A conversation with a Cuban telecommunication engineer

Saturday, June 4, 2011

A conversation with a Cuban telecommunication engineer

I asked for input and test runs from people in Cuba in a recent post,
and I've had an interesting email conversation with a telecommunication
engineer who says he has never worked in that field. He asked me not to
share his name or email address.

We talked about Internet access. He says only foreign people with
permanent resident visas, foreign students, and business with foreign
capital can get Internet accounts, and that those dial up accounts have
all ports open.

Enterprises throughout the country can get DSL connections, but they are
limited to Web (HTTP) applications. He has also heard rumors that
pro-government bloggers get DSL connections.

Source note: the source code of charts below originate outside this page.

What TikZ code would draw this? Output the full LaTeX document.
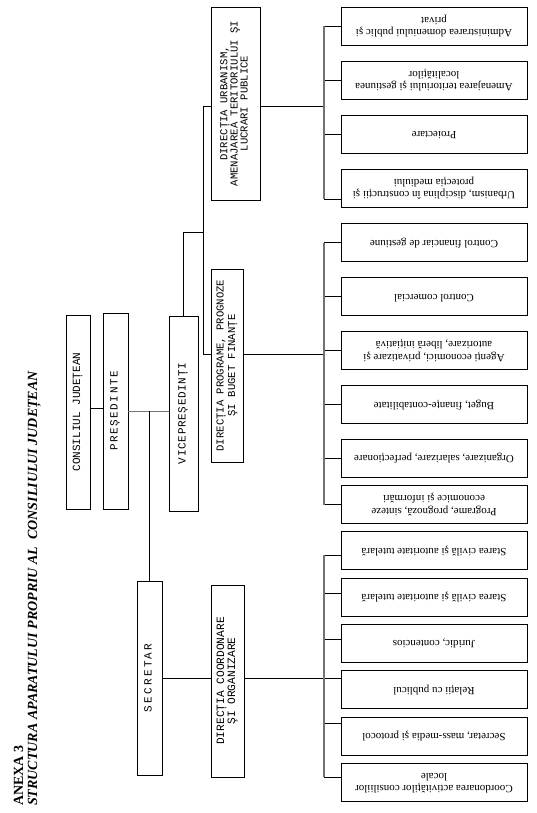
\documentclass[tikz,border=0pt]{standalone}
\usepackage{graphicx}
\usepackage{fontspec}
\setmainfont{Liberation Serif}
\newfontfamily\monof{Liberation Mono}
\usetikzlibrary{calc}
\newcommand{\vtxt}[1]{\rotatebox{90}{\begin{tabular}{@{}c@{}}#1\end{tabular}}}
\newcommand{\utxt}[1]{\rotatebox{180}{\begin{tabular}{@{}c@{}}#1\end{tabular}}}
\tikzset{
  box/.style={draw, line width=0.8pt, inner sep=0pt, fill=white},
  topbox/.style={box, font=\monof\fontsize{11}{11}\selectfont},
  dirbox/.style={box, font=\monof\fontsize{10.6}{10}\selectfont},
  leaf/.style={box, minimum width=186pt, minimum height=38pt, font=\fontsize{11}{12.5}\selectfont},
  wire/.style={line width=0.8pt},
  busline/.style={line width=1.4pt, black!55},
}
\begin{document}
\begin{tikzpicture}[x=1pt,y=-1pt]
\useasboundingbox (0,0) rectangle (536,813);
% title
\node[anchor=south west, inner sep=0pt, font=\fontsize{14}{14}\selectfont\bfseries] (title) at (13,806)
  {\rotatebox{90}{\begin{tabular}{@{}l@{}}ANEXA 3\\\itshape STRUCTURA APARATULUI PROPRIU AL\ \ CONSILIULUI JUDEȚEAN\end{tabular}}};
% top level
\node[topbox, minimum width=24pt, minimum height=194pt] (cj) at (78,412) {\vtxt{CONSILIUL JUDEȚEAN}};
\node[topbox, minimum width=25pt, minimum height=196pt] (pres) at (115.5,411) {\vtxt{\addfontfeature{LetterSpace=14}PREȘEDINTE}};
\node[topbox, minimum width=29pt, minimum height=195pt] (vice) at (183.5,413.5) {\vtxt{\addfontfeature{LetterSpace=6}VICEPREȘEDINȚI}};
\node[topbox, minimum width=25pt, minimum height=194pt] (sec) at (149.5,678) {\vtxt{\addfontfeature{LetterSpace=21}SECRETAR}};
% directions
\node[dirbox, minimum width=49pt, minimum height=193pt] (urb) at (235.5,103.5) {\vtxt{DIRECȚIA URBANISM,\\AMENAJAREA TERITORIULUI ŞI\\LUCRARI PUBLICE}};
\node[dirbox, font=\monof\fontsize{10.6}{11.5}\selectfont, minimum width=32pt, minimum height=193pt] (prog) at (227,365.5) {\vtxt{DIRECȚIA PROGRAME, PROGNOZE\\ŞI BUGET FINANȚE}};
\node[dirbox, font=\monof\fontsize{11.2}{11}\selectfont, minimum width=33pt, minimum height=192pt] (coord) at (227.5,681) {\vtxt{DIRECȚIA COORDONARE\\ŞI ORGANIZARE}};
% leaves group 1
\node[leaf] (u1) at (434,26) {\utxt{Administrarea domeniului public şi\\privat}};
\node[leaf] (u2) at (434,80) {\utxt{Amenajarea teritoriului şi gestiunea\\localităților}};
\node[leaf] (u3) at (434,134) {\utxt{Proiectare}};
\node[leaf] (u4) at (434,188) {\utxt{Urbanism, disciplina în construcții şi\\protecția mediului}};
% leaves group 2
\node[leaf] (p1) at (434,242.5) {\utxt{Control financiar de gestiune}};
\node[leaf] (p2) at (434,296.5) {\utxt{Control comercial}};
\node[leaf] (p3) at (434,350.5) {\utxt{Agenți economici, privatizare şi\\autorizare, liberă inițiativă}};
\node[leaf] (p4) at (434,404.5) {\utxt{Buget, finanțe-contabilitate}};
\node[leaf] (p5) at (434,458) {\utxt{Organizare, salarizare, perfecționare}};
\node[leaf] (p6) at (434,504.5) {\utxt{Programe, prognoză, sinteze\\economice şi informări}};
% leaves group 3
\node[leaf] (c1) at (434,550.5) {\utxt{Starea civilă şi autoritate tutelară}};
\node[leaf] (c2) at (434,597) {\utxt{Starea civilă şi autoritate tutelară}};
\node[leaf] (c3) at (434,643) {\utxt{Juridic, contencios}};
\node[leaf] (c4) at (434,689.5) {\utxt{Relații cu publicul}};
\node[leaf] (c5) at (434,736) {\utxt{Secretar, mass-media şi protocol}};
\node[leaf] (c6) at (434,782) {\utxt{Coordonarea activităților consiliilor\\locale}};
% junction coordinates
\coordinate (bx) at (324,0);
\coordinate (vx) at (203,232);
\coordinate (uj) at (203,106.5);
\coordinate (pj) at (203,354);
% connectors upper levels
\draw[wire] ([yshift=4pt]cj.east) -- ([yshift=4pt]cj.east -| pres.west);
\draw[wire, black!55] (pres.east) -- (pres.east -| vice.west);
\draw[wire] (sec.north |- pres.east) -- (sec.north);
\draw[wire] (vice.north) |- (vx);
\draw[wire] (uj) -- (pj);
\draw[wire] (uj) -- (uj -| urb.west);
\draw[wire] (pj) -- (pj -| prog.west);
\draw[wire] (uj -| urb.east) -- (uj -| bx);
\draw[wire] (pj -| prog.east) -- (pj -| bx);
\draw[wire] (sec.east) -- (sec.east -| coord.west);
\draw[wire] (sec.east -| coord.east) -- (sec.east -| c4.west);
% group 1 ticks
\foreach \n in {u1,u2,u3} \draw[wire] (\n.west) -- (\n.west -| bx);
\draw[wire] ([yshift=-11pt]u4.west) -- ([yshift=-11pt]u4.west -| bx);
\draw[busline] (u1.west -| bx) -- ([yshift=-11pt]u4.west -| bx);
% group 2 ticks
\foreach \n in {p1,p2,p3,p4,p5,p6} \draw[wire] (\n.west) -- (\n.west -| bx);
\draw[busline] (p1.west -| bx) -- (p6.west -| bx);
% group 3 ticks
\draw[wire] ([yshift=-4.5pt]c1.west) -- ([yshift=-4.5pt]c1.west -| bx);
\draw[wire] ([yshift=4pt]c2.west) -- ([yshift=4pt]c2.west -| bx);
\draw[wire] ([yshift=4pt]c3.west) -- ([yshift=4pt]c3.west -| bx);
\draw[wire] ([yshift=13pt]c5.west) -- ([yshift=13pt]c5.west -| bx);
\draw[wire] ([yshift=5pt]c6.west) -- ([yshift=5pt]c6.west -| bx);
\draw[busline] ([yshift=-4.5pt]c1.west -| bx) -- ([yshift=5pt]c6.west -| bx);
\end{tikzpicture}
\end{document}
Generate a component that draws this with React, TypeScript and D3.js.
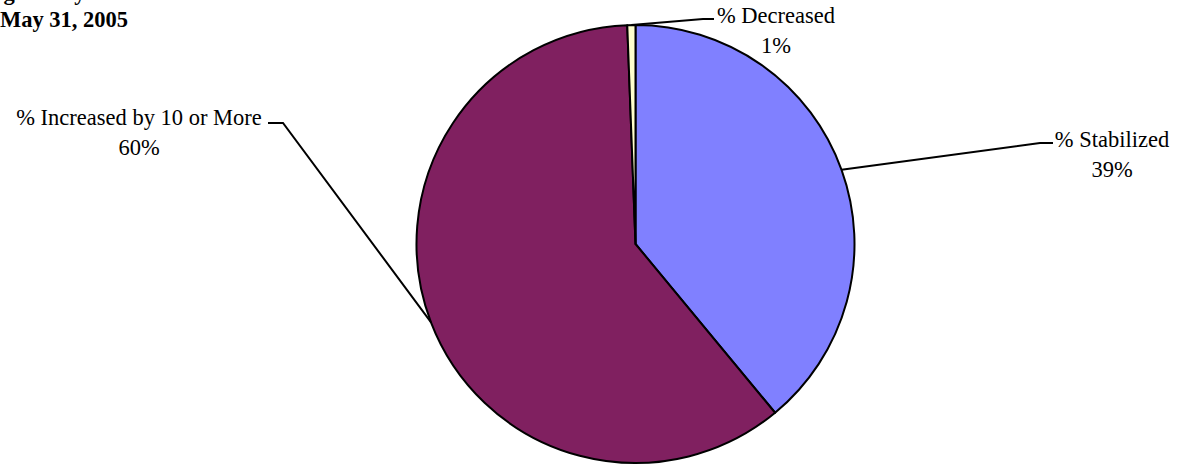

He told me that Cubans are not allowed to connect to the Internet from
their homes so they pay an illegal fee of 1.50 to 2.00 CUC per hour to
buy time from foreign students and others who have dial-up accounts.
(One CUC = US$1.08 and the average wage is 20 CUC per month).

It is legal to buy a WiFi card (if you can find one in stock) and
connect at one of a few hotels in Havana or Varadero with WiFi
connectivity. They charge 8 CUC per hour for access to a 128 kb/s link
that is shared by all of the hotel users at the time. The second legal
option is to go to a Cyber-Café or hotel which charges 2 CUC for 15
minutes of access to PC with "veeery slow" connectivity.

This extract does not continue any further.